The targets appear chosen for their resonance with European and Asian leaders who have been looking to America to demonstrate commitment to action on global warming ahead of the meeting at Copenhagen in December cast by the United Nations as a last chance for getting the world to act on climate change before it is too late to avoid catastrophic warming.
But it is far from clear that the Senate will be able to pivot from its battles over healthcare to climate change and make significant progress before the Copenhagen meeting.
The 800-page draft bill, which is still being worked on, is almost certain to undergo significant changes in the coming weeks with Democrats struggling to build support even from within their own ranks.
"Complex processes are part and parcel of passing major legislation," Tony Kreindler of the Environmental Defence Fund said in an email to reporters on Tuesday. "The most important thing is that the draft be taken for what it is: a starting point that Senators can work with, tailor and pass."
Boxer and Kerry plan a high-profile launch, with fellow Senators, environmental activists, and executives of some of the household name firms that have been pushing for climate change legislation at the press conference.
Republicans, who are expected to largely oppose the bill, are planning their own counter-press conference. On Tuesday, Republican members of Boxer's environment and public works committee wrote a letter warning they would not be rushed into a vote on the bill.
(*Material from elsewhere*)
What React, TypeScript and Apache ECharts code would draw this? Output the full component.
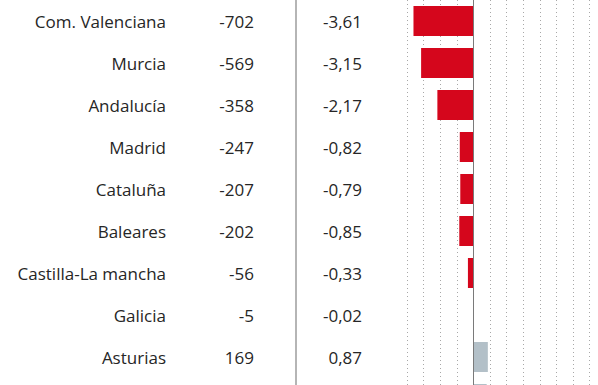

Today's formal start of the legislative process on climate change in the Senate has assumed huge importance in the run-up to meetings in Copenhagen.
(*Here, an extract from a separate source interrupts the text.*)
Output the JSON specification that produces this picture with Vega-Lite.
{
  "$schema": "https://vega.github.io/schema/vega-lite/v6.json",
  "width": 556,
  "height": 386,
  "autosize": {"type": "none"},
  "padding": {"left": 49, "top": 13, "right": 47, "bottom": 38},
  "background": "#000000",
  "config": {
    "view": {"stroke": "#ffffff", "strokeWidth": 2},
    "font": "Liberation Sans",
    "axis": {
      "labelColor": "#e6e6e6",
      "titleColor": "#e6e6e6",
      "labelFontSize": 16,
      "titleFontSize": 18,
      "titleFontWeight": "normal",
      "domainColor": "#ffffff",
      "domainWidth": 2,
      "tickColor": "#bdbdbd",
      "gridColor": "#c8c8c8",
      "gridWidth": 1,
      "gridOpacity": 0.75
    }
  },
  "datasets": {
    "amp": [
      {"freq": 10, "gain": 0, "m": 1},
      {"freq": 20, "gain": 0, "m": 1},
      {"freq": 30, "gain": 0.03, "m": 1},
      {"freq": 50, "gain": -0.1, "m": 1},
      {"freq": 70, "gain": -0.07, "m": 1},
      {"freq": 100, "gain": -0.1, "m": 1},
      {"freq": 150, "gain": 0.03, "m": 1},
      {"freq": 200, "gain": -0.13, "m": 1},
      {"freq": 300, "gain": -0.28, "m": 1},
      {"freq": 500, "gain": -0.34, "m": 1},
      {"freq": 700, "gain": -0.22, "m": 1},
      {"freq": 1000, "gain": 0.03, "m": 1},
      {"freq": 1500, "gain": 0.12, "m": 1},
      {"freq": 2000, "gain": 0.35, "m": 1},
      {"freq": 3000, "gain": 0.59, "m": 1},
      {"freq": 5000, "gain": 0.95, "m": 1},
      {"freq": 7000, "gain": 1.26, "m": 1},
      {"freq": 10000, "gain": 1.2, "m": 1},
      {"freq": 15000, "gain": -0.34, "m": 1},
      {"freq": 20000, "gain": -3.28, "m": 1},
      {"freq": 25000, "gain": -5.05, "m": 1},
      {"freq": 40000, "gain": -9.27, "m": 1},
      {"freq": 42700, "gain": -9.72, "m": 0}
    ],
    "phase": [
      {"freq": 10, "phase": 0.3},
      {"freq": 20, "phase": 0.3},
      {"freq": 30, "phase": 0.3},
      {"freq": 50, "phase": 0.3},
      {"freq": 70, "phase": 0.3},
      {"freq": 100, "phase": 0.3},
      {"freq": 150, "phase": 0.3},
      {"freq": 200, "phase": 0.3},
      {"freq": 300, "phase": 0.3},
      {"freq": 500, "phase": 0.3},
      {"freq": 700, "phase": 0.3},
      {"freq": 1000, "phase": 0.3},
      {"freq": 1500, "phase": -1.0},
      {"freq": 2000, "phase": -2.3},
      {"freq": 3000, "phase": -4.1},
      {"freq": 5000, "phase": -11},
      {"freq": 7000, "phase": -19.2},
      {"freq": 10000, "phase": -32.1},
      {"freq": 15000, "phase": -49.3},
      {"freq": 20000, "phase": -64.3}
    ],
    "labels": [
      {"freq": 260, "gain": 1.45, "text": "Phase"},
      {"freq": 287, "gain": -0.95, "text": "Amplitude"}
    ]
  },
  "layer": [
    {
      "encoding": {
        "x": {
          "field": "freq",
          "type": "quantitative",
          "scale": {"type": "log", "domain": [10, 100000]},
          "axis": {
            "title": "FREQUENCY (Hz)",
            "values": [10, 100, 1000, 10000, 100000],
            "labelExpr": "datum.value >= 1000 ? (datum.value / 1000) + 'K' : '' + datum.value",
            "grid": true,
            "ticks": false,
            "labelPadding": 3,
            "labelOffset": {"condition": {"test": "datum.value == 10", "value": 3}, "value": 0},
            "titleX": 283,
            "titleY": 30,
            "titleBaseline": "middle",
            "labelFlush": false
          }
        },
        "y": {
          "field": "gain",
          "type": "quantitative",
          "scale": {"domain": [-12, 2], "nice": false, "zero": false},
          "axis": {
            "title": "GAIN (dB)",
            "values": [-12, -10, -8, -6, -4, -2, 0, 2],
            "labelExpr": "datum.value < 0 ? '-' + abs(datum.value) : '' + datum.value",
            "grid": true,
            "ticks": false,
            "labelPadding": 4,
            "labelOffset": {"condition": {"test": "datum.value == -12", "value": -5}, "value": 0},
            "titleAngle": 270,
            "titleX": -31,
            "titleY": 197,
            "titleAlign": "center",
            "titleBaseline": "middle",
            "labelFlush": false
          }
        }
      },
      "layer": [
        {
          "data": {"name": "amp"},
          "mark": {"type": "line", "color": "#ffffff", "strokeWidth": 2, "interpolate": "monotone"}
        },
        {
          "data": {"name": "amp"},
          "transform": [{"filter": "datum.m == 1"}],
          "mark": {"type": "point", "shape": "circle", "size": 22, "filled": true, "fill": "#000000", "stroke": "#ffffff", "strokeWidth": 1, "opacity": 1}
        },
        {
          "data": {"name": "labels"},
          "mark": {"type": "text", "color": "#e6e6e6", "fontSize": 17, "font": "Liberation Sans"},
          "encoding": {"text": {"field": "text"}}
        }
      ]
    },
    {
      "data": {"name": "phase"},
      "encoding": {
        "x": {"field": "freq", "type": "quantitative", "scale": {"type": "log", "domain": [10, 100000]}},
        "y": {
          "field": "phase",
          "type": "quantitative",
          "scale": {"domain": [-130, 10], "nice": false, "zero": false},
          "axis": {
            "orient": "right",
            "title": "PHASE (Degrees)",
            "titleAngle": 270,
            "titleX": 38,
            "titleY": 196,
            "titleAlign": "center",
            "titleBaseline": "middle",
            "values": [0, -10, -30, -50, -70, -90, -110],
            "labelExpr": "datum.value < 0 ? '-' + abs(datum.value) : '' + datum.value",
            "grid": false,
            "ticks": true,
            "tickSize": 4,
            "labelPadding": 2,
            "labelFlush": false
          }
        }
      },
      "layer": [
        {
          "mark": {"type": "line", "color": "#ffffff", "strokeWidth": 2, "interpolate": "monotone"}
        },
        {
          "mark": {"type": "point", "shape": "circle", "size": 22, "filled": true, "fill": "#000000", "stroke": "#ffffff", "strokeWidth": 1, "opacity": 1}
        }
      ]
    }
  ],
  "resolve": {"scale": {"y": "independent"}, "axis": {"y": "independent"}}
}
World leaders see movement on a US climate change bill as essential to getting an international deal. A series of delays on introducing the bill to the Senate — plus mixed signals from Barack Obama and other members of his administration on the need for urgent action — has deepened fears that the talks at Copenhagen could end in deadlock.
Those fears increased this month when the Senate majority leader, Harry Reid, said the Senate was so taken up with healthcare that it might wait until 2010 before it even got to climate change.
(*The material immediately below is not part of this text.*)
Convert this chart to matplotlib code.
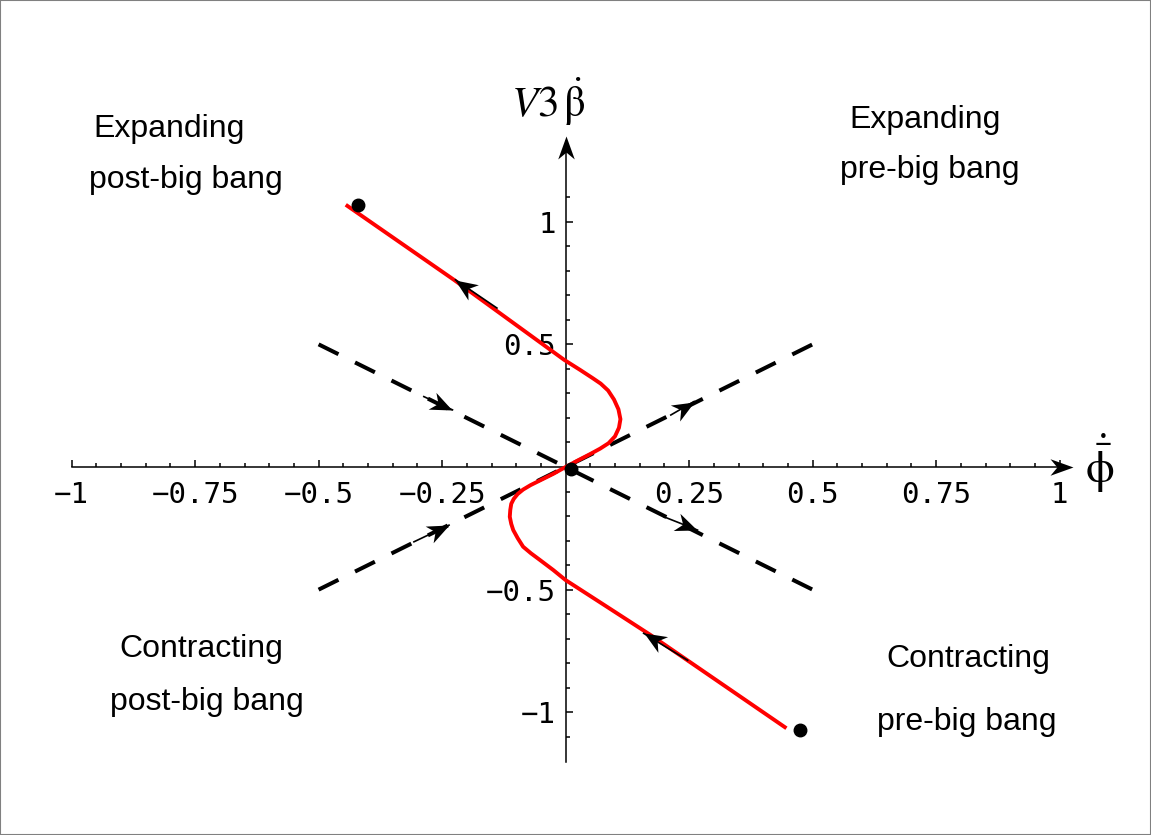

President Obama in his meetings with G20 leaders in Pittsburgh last week downplayed the importance of sealing a comprehensive deal at the Copenhagen talks, and his energy secretary, Stephen Chu, has also warned against seeing the meeting as a "make or break" moment. Environmentalists have also accused Obama of missing an opportunity in his speech to the United Nations climate change summit last week to urge the Senate to pass legislation.
But the administration is coming under pressure from outside the US to make significant steps on emissions reductions. "If we don't come to an agreement in Copenhagen this year American business will suffer the most," said Connie Hedegaard, the Danish minister for climate and energy who as one of the hosts will be heavily involved in the negotiations.
The course of climate change legislation in the Senate is expected to be even more difficult than in the house, where 44 Democrats defied party leaders and the White House to vote against the bill. In August, 10 Democratic Senators demanded that any climate change bill would protect workers in oil and coal states.
Senate Democrats had been expected to further water down their bill to try to secure support from conservative Democrats in the rust belt and coal producing states, but drafts circulating on Capitol Hill this week defied some of those predictions.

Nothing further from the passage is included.